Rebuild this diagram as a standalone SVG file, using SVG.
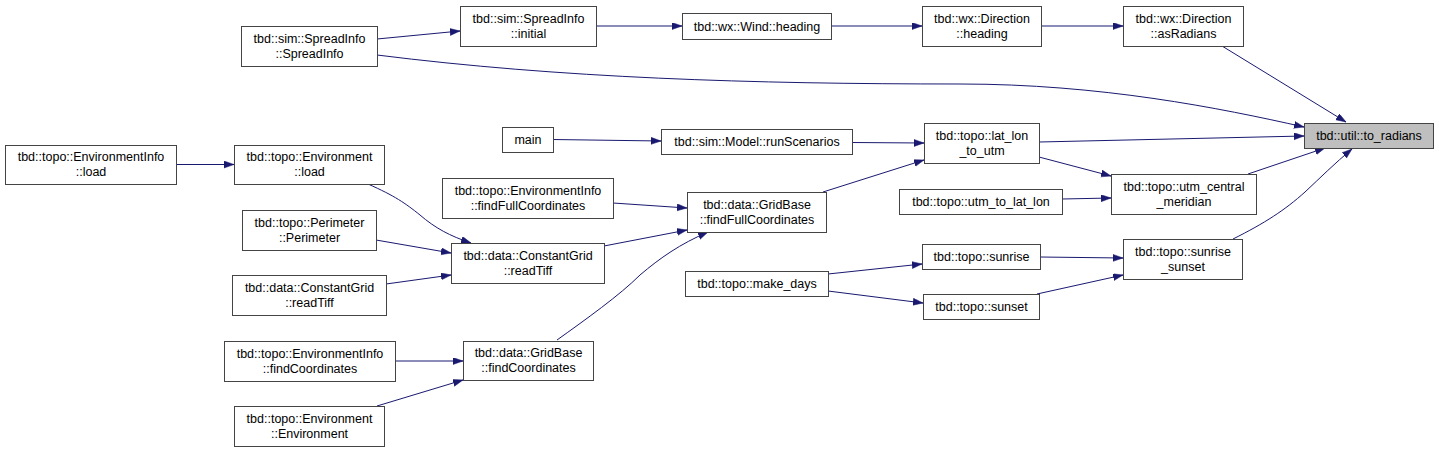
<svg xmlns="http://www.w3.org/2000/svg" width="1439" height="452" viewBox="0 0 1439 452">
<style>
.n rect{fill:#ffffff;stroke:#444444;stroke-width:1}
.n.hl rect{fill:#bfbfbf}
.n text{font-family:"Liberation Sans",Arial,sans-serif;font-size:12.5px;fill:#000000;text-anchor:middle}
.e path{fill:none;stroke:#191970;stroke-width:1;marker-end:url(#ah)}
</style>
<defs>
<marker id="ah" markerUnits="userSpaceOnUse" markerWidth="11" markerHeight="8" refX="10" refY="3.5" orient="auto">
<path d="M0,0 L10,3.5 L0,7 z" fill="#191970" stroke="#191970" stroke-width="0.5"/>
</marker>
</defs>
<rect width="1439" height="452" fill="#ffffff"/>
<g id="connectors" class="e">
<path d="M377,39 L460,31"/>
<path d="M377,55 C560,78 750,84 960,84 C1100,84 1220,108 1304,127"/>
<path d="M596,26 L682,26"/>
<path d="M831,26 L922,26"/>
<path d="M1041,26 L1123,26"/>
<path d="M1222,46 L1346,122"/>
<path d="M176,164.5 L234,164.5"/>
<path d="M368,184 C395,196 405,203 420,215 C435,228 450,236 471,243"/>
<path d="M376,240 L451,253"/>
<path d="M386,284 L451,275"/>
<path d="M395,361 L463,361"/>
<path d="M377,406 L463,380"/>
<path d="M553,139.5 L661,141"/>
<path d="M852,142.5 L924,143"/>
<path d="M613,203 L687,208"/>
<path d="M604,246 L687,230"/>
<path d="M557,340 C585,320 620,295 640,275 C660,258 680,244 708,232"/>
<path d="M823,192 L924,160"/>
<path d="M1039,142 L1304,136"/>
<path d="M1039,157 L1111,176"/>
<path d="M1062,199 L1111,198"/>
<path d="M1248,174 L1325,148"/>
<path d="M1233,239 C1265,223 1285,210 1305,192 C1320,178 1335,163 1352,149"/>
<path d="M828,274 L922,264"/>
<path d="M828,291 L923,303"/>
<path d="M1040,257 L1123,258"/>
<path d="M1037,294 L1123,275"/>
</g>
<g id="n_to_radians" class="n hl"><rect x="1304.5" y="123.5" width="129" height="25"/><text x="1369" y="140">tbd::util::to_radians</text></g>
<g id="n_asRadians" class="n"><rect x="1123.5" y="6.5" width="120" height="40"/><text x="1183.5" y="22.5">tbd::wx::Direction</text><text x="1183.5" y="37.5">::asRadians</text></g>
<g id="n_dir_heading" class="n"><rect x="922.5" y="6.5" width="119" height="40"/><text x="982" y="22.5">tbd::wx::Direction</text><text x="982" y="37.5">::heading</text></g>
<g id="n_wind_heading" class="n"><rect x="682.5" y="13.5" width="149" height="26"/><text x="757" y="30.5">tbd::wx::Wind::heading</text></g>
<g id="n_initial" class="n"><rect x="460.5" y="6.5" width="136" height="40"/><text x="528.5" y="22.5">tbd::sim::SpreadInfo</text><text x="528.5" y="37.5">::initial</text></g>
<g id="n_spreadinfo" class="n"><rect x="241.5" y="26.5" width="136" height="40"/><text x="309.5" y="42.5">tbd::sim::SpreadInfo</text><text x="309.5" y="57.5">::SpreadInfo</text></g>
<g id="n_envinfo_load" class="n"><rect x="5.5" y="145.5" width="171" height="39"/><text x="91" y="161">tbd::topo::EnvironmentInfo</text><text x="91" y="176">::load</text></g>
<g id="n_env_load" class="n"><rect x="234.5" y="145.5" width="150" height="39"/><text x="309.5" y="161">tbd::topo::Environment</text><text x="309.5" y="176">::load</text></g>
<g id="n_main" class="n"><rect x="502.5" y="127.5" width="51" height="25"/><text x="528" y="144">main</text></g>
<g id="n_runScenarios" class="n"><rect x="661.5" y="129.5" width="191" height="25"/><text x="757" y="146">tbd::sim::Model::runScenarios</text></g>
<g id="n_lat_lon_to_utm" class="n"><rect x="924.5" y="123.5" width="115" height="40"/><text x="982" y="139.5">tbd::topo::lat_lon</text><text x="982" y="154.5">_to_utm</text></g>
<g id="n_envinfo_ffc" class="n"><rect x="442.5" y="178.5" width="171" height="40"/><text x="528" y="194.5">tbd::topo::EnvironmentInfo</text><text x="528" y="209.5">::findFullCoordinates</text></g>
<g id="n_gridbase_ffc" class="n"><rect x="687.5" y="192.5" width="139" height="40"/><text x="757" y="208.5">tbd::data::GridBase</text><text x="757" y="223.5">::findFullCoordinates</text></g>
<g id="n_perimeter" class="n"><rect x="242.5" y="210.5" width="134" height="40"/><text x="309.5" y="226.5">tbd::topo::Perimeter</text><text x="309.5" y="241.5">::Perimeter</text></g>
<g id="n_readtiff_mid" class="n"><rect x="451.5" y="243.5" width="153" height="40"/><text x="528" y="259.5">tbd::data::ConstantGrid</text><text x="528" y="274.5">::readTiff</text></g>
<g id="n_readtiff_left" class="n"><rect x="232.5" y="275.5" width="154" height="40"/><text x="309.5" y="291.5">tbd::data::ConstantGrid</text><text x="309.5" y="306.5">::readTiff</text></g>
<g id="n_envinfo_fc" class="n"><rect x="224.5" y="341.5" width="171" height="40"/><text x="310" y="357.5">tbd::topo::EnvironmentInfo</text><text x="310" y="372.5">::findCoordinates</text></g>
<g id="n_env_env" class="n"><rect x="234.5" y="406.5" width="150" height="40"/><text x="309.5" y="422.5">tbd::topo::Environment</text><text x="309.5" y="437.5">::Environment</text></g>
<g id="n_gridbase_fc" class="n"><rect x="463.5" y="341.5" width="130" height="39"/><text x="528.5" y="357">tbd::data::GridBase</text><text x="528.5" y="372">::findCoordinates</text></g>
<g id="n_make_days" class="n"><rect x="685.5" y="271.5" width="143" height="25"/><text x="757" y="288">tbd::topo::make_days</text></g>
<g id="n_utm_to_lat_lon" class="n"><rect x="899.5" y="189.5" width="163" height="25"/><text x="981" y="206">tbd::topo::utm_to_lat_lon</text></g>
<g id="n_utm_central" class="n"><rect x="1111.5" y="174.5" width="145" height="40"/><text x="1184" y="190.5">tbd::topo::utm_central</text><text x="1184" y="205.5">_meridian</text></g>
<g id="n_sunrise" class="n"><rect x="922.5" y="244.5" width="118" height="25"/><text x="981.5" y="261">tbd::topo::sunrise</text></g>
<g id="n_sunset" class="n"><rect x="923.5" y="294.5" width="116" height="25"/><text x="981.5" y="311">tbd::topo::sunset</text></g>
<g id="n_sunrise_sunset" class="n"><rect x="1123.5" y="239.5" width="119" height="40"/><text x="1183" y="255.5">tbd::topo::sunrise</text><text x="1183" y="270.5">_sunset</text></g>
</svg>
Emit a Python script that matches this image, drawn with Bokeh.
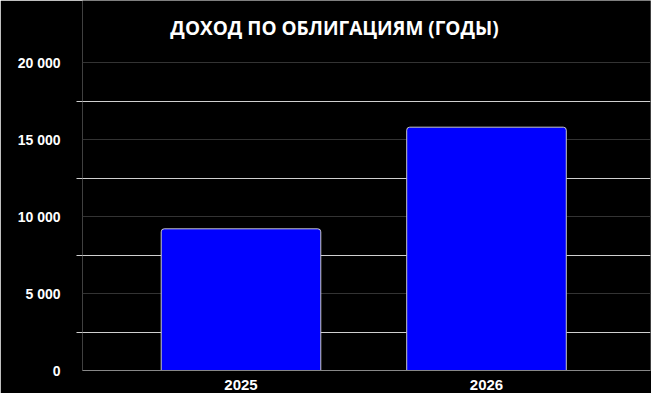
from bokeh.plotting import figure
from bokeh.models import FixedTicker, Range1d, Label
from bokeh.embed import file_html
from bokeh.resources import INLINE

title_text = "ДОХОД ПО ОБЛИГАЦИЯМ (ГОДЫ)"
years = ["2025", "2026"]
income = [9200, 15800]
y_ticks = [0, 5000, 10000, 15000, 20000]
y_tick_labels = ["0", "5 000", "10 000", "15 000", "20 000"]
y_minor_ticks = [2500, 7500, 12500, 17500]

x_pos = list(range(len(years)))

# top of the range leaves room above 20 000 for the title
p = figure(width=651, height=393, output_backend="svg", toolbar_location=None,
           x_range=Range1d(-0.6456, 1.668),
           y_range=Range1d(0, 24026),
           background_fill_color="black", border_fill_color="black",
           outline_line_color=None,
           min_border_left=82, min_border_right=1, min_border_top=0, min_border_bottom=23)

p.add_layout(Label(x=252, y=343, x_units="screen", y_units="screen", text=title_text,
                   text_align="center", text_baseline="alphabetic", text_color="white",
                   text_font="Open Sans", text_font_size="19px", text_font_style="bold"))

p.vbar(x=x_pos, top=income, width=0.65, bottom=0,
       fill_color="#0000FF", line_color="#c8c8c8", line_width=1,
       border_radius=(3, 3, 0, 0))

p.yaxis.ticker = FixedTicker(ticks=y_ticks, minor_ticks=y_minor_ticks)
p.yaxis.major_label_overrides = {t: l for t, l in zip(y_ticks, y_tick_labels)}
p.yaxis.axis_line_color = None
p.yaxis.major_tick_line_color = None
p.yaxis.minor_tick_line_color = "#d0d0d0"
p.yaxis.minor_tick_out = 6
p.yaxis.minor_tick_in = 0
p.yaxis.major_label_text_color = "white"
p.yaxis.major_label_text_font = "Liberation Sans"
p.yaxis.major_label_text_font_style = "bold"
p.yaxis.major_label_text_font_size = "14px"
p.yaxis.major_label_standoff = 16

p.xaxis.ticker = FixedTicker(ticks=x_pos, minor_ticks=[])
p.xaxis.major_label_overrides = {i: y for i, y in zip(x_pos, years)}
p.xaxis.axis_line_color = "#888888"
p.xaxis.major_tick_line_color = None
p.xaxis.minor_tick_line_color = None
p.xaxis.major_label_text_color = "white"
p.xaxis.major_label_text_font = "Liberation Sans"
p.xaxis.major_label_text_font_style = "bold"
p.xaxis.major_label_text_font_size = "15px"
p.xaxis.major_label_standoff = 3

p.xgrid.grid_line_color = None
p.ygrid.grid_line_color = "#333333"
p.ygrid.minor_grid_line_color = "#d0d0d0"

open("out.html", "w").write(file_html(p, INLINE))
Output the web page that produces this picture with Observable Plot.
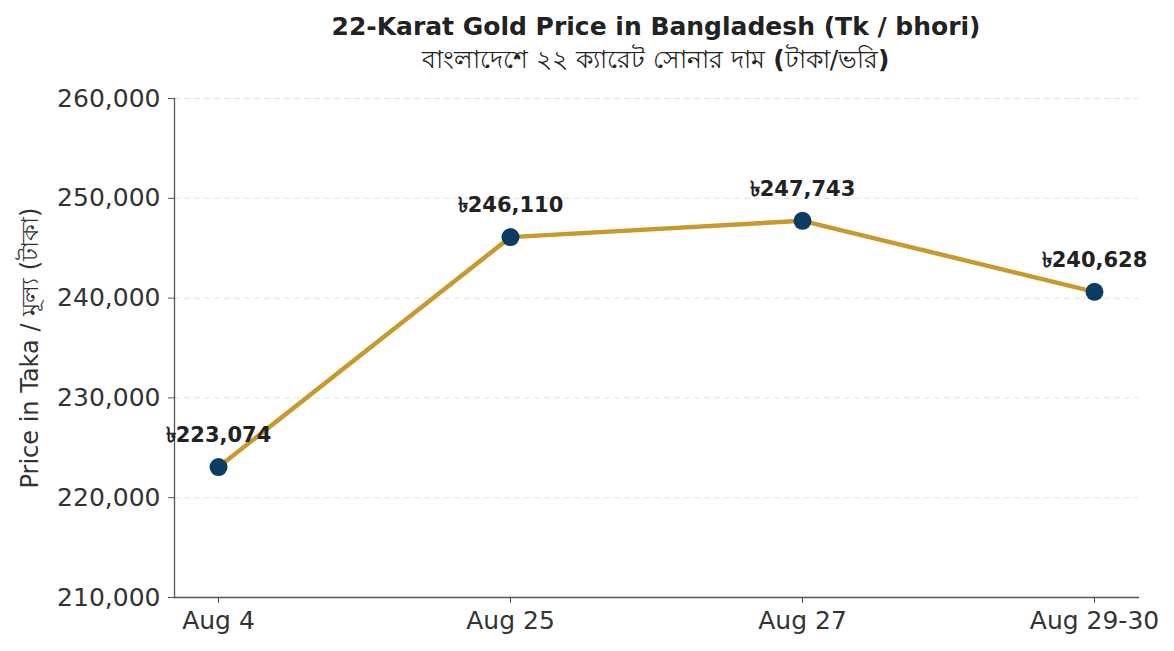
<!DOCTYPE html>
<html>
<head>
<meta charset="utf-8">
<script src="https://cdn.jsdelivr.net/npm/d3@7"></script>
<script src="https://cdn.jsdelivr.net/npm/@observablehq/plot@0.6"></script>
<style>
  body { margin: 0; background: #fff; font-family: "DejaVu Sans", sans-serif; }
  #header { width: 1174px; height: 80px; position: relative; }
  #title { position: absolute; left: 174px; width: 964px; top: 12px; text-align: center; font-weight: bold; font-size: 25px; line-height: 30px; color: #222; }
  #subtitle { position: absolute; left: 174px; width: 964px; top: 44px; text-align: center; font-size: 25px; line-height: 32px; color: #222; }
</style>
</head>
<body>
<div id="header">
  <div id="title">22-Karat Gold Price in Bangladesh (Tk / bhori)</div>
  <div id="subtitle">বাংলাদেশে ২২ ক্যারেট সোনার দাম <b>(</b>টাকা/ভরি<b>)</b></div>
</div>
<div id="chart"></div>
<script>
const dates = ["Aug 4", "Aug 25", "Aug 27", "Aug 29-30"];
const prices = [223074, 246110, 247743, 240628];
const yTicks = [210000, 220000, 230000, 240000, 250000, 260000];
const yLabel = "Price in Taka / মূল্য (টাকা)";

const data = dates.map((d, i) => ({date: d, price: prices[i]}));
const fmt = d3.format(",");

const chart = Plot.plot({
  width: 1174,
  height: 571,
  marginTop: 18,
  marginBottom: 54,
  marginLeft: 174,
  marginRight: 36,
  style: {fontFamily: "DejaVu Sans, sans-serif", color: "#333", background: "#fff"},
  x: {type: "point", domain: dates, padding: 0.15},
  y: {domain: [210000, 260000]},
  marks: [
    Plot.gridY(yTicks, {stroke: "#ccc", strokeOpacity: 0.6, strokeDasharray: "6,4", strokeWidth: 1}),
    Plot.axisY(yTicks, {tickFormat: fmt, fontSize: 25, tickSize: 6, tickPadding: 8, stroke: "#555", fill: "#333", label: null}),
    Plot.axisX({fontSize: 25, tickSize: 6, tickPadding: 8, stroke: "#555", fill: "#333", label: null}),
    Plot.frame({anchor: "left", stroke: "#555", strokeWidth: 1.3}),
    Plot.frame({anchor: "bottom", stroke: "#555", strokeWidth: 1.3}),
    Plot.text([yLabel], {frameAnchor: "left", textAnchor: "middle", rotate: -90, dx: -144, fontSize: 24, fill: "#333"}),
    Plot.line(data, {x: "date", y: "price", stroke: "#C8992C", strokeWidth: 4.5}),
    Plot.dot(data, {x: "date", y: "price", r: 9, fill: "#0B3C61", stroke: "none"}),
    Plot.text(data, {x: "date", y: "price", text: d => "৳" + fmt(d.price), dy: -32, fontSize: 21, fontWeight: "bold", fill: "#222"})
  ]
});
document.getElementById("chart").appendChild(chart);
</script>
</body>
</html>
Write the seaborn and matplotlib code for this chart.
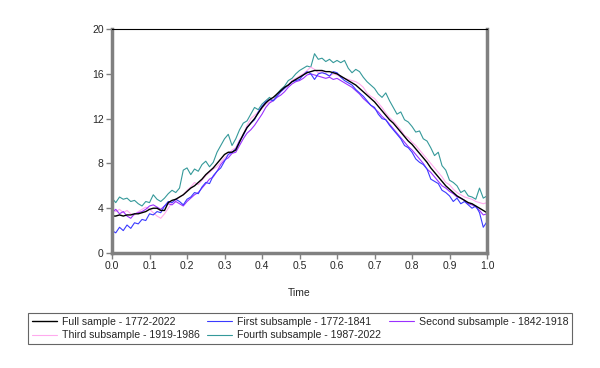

········

§ WORK TO DO
Copy every line of the material in which the word "chart" occurs.

§ ANSWER TO THE TASK
<div id="chart"></div>
const chart = Plot.plot({
document.getElementById("chart").appendChild(chart);
Write the seaborn and matplotlib code for this chart.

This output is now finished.